Infectologistas ouvidos pela Folha consideram fundamental acompanhar as curvas de infecções e mortes na Europa e nos EUA para que o Brasil se prepare para as próximas semanas e meses. Com um total de mortes perto de 160 mil, o Brasil hoje registra, segundo a média móvel, cerca de 450 óbitos diários, o menor patamar desde maio.
Para Esper Kallás, médico e professor da Faculdade de Medicina da USP, o comportamento epidemiológico da Covid-19 segue o roteiro de o vírus infectar pessoas em locais mais suscetíveis, e onde ainda não havia circulado tanto.
Segundo ele, não existem até aqui evidências importantes sobre casos de reinfecção, o que poderia explicar o ressurgimento da epidemia e das mortes em locais já bastante afetados.
“Mas é óbvio que a retomada das atividades favorece a circulação do vírus em todos os lugares.”
Segundo Ederlon Rezende, conselheiro da Associação de Medicina Intensiva Brasileira (Amib), o cenário brasileiro para enfrentar um eventual repique de casos seria mais tranquilo diante do aprendizado das equipes médicas em lidar com o vírus e os pacientes.
Na chefia da UTI do Hospital do Servidor Estadual, em São Paulo, Rezende contabiliza dez pacientes com necessidade de ventilação mecânica hoje, ante 70 nos picos de junho e julho.
“Já sabemos que as chances de contaminação em locais abertos são muito menores.
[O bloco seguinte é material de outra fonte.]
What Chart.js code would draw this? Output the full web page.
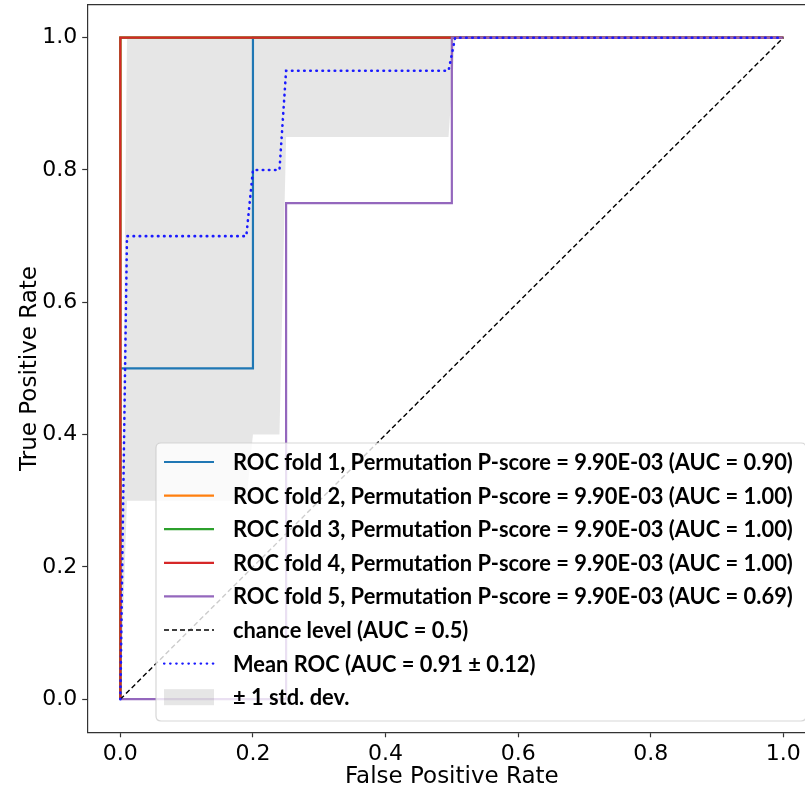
<!DOCTYPE html>
<html><head><meta charset="utf-8">
<script src="https://cdn.jsdelivr.net/npm/chart.js@4.4.0/dist/chart.umd.min.js"></script>
<style>
html,body{margin:0;padding:0;background:#fff;overflow:hidden;width:805px;height:794px}
#wrap{width:840px;height:794px}
</style></head>
<body><div id="wrap"><canvas id="c" width="840" height="794"></canvas></div>
<script>
// ---- data ----
const fold1Fpr = [0, 0, 0.2, 0.2, 1];
const fold1Tpr = [0, 0.5, 0.5, 1, 1];
const fold2Fpr = [0, 0, 1];
const fold2Tpr = [0, 1, 1];
const fold3Fpr = [0, 0, 1];
const fold3Tpr = [0, 1, 1];
const fold4Fpr = [0, 0, 1];
const fold4Tpr = [0, 1, 1];
const fold5Fpr = [0, 0.25, 0.25, 0.5, 0.5, 1];
const fold5Tpr = [0, 0, 0.75, 0.75, 1, 1];
const chanceX = [0, 1];
const chanceY = [0, 1];
const meanFpr = [0, 0.01, 0.19, 0.2, 0.24, 0.25, 0.495, 0.505, 1];
const meanTpr = [0, 0.7, 0.7, 0.8, 0.8, 0.95, 0.95, 1, 1];
const stdUpper = [0, 1, 1, 1, 1, 1, 1, 1, 1];
const stdLower = [0, 0.3, 0.3, 0.4, 0.4, 0.85, 0.85, 1, 1];
const xTicks = [0, 0.2, 0.4, 0.6, 0.8, 1.0];
const yTicks = [0, 0.2, 0.4, 0.6, 0.8, 1.0];
const legendLabels = [
  "ROC fold 1, Permutation P-score = 9.90E-03 (AUC = 0.90)",
  "ROC fold 2, Permutation P-score = 9.90E-03 (AUC = 1.00)",
  "ROC fold 3, Permutation P-score = 9.90E-03 (AUC = 1.00)",
  "ROC fold 4, Permutation P-score = 9.90E-03 (AUC = 1.00)",
  "ROC fold 5, Permutation P-score = 9.90E-03 (AUC = 0.69)",
  "chance level (AUC = 0.5)",
  "Mean ROC (AUC = 0.91 \u00b1 0.12)",
  "\u00b1 1 std. dev."
];
const xTitle = "False Positive Rate";
const yTitle = "True Positive Rate";

// ---- build ----
const pts = (xs, ys) => xs.map((x, i) => ({x: x, y: ys[i]}));
const bandColor = 'rgba(128,128,128,0.2)';
function lineDs(xs, ys, color, order, extra) {
  return Object.assign({
    data: pts(xs, ys), borderColor: color, backgroundColor: color,
    borderWidth: 2.2, pointRadius: 0, fill: false, tension: 0, order: order,
    showLine: true
  }, extra || {});
}
const datasets = [
  lineDs(meanFpr, stdUpper, 'rgba(0,0,0,0)', 100, {fill: '+1', backgroundColor: bandColor, borderWidth: 0, legendIdx: 7}),
  lineDs(meanFpr, stdLower, 'rgba(0,0,0,0)', 101, {borderWidth: 0}),
  lineDs(fold1Fpr, fold1Tpr, '#1f77b4', 9, {legendIdx: 0}),
  lineDs(fold2Fpr, fold2Tpr, '#ff7f0e', 8, {legendIdx: 1}),
  lineDs(fold3Fpr, fold3Tpr, '#2ca02c', 7, {legendIdx: 2}),
  lineDs(fold4Fpr, fold4Tpr, '#d62728', 6, {legendIdx: 3}),
  lineDs(fold5Fpr, fold5Tpr, '#9467bd', 5, {legendIdx: 4}),
  lineDs(chanceX, chanceY, '#000000', 4, {borderWidth: 1.4, borderDash: [5, 3], legendIdx: 5}),
  lineDs(meanFpr, meanTpr, '#1a1aff', 3, {borderWidth: 2.6, borderDash: [0.5, 5.6], borderCapStyle: 'round', legendIdx: 6})
];

const boxPlugin = {
  id: 'box',
  afterDatasetsDraw(chart) {
    const {ctx, chartArea: a} = chart;
    ctx.save();
    ctx.strokeStyle = '#333';
    ctx.lineWidth = 1.2;
    ctx.beginPath();
    ctx.moveTo(a.left, a.top); ctx.lineTo(a.right, a.top); ctx.lineTo(a.right, a.bottom);
    ctx.stroke();
    ctx.restore();
  }
};

const legendPlugin = {
  id: 'boxLegend',
  afterDraw(chart) {
    const ctx = chart.ctx;
    const bx = 156, by = 443, bw = 650, bh = 278, r = 5;
    ctx.save();
    ctx.beginPath();
    ctx.moveTo(bx + r, by); ctx.lineTo(bx + bw - r, by); ctx.quadraticCurveTo(bx + bw, by, bx + bw, by + r);
    ctx.lineTo(bx + bw, by + bh - r); ctx.quadraticCurveTo(bx + bw, by + bh, bx + bw - r, by + bh);
    ctx.lineTo(bx + r, by + bh); ctx.quadraticCurveTo(bx, by + bh, bx, by + bh - r);
    ctx.lineTo(bx, by + r); ctx.quadraticCurveTo(bx, by, bx + r, by);
    ctx.closePath();
    ctx.fillStyle = 'rgba(255,255,255,0.8)';
    ctx.fill();
    ctx.strokeStyle = 'rgba(204,204,204,0.8)';
    ctx.lineWidth = 1.2;
    ctx.stroke();

    let size = 21;
    ctx.font = 'bold ' + size + 'px Lato';
    const w = ctx.measureText(legendLabels[0]).width;
    size = size * 560 / w;
    ctx.font = 'bold ' + size.toFixed(2) + 'px Lato';
    ctx.fillStyle = '#000';
    ctx.textBaseline = 'middle';
    ctx.textAlign = 'left';
    const y0 = 462, step = 33.6, hx0 = 164, hx1 = 214, tx = 233;
    chart.data.datasets.forEach(ds => {
      if (ds.legendIdx === undefined) return;
      const y = y0 + step * ds.legendIdx;
      if (ds.legendIdx === 7) {
        ctx.fillStyle = ds.backgroundColor;
        ctx.fillRect(hx0, y - 8, hx1 - hx0, 16);
      } else {
        ctx.save();
        ctx.strokeStyle = ds.borderColor;
        ctx.lineWidth = ds.legendIdx === 6 ? 2.2 : ds.borderWidth;
        ctx.lineCap = ds.borderCapStyle || 'butt';
        ctx.setLineDash(ds.borderDash || []);
        ctx.beginPath(); ctx.moveTo(hx0, y); ctx.lineTo(hx1, y); ctx.stroke();
        ctx.restore();
      }
      ctx.fillStyle = '#000';
      ctx.fillText(legendLabels[ds.legendIdx], tx, y + 1);
    });
    ctx.restore();
  }
};

const tickFont = {family: 'DejaVu Sans', size: 22};
const titleFont = {family: 'DejaVu Sans', size: 23};
new Chart(document.getElementById('c'), {
  type: 'line',
  data: {datasets: datasets},
  options: {
    responsive: false, animation: false, devicePixelRatio: 1,
    layout: {padding: {top: 4.6, right: 23.5, left: 0, bottom: 0}},
    plugins: {legend: {display: false}, tooltip: {enabled: false}},
    scales: {
      x: {
        type: 'linear', min: -0.05, max: 1.05,
        afterFit: s => { s.height = 61.7; s.paddingLeft = 0; s.paddingRight = 0; },
        afterBuildTicks: s => { s.ticks = xTicks.map(v => ({value: v})); },
        ticks: {font: tickFont, color: '#000', padding: 4, callback: v => Number(v).toFixed(1), maxRotation: 0},
        grid: {drawOnChartArea: false, drawTicks: true, tickLength: 5, tickColor: '#333', tickWidth: 1.2},
        border: {display: true, color: '#333', width: 1.2},
        title: {display: true, text: xTitle, font: titleFont, color: '#000', padding: {top: 0, bottom: 3.2}}
      },
      y: {
        type: 'linear', min: -0.05, max: 1.05,
        afterFit: s => { s.width = 87.2; s.paddingTop = 0; s.paddingBottom = 0; },
        afterBuildTicks: s => { s.ticks = yTicks.map(v => ({value: v})); },
        ticks: {font: tickFont, color: '#000', padding: 5, callback: v => Number(v).toFixed(1)},
        grid: {drawOnChartArea: false, drawTicks: true, tickLength: 5, tickColor: '#333', tickWidth: 1.2},
        border: {display: true, color: '#333', width: 1.2},
        title: {display: true, text: yTitle, font: titleFont, color: '#000', padding: {top: 16, bottom: 0}}
      }
    }
  },
  plugins: [boxPlugin, legendPlugin]
});
</script>
</body></html>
Com a chegada do verão no Brasil, o risco pode diminuir”, diz.
Gerson Salvador, infectologista do Hospital Universitário da USP, alerta, no entanto, que o verão europeu, com cenas de aglomerações e gente sem máscara, pode ter contribuído para o repique da epidemia.
Pesquisa do governo da França mostrou que, em meados de maio, 72% das pessoas evitavam aglomerações e encontros pessoais. Em setembro, a taxa havia caído para 32%.
“Onde está havendo flexibilização, o importante é não relaxar nos cuidados”, afirma.
Para Paulo Lotufo, epidemiologista e professor da Faculdade de Medicina da USP, mesmo nos locais já mais duramente afetados, não se pode considerar que a população tenha adquirido a chamada imunidade coletiva —que só seria possível com uma vacina realmente efetiva.
Lotufo afirma, porém, que a redução ou desaparecimento de anticorpos contra o coronavírus em pessoas já infectadas, como algumas pesquisas vem mostrando, não significa a perda de imunidade.
“Existe todo um sistema de memória no organismo que, ao se deparar novamente com o vírus, pode ser reativado."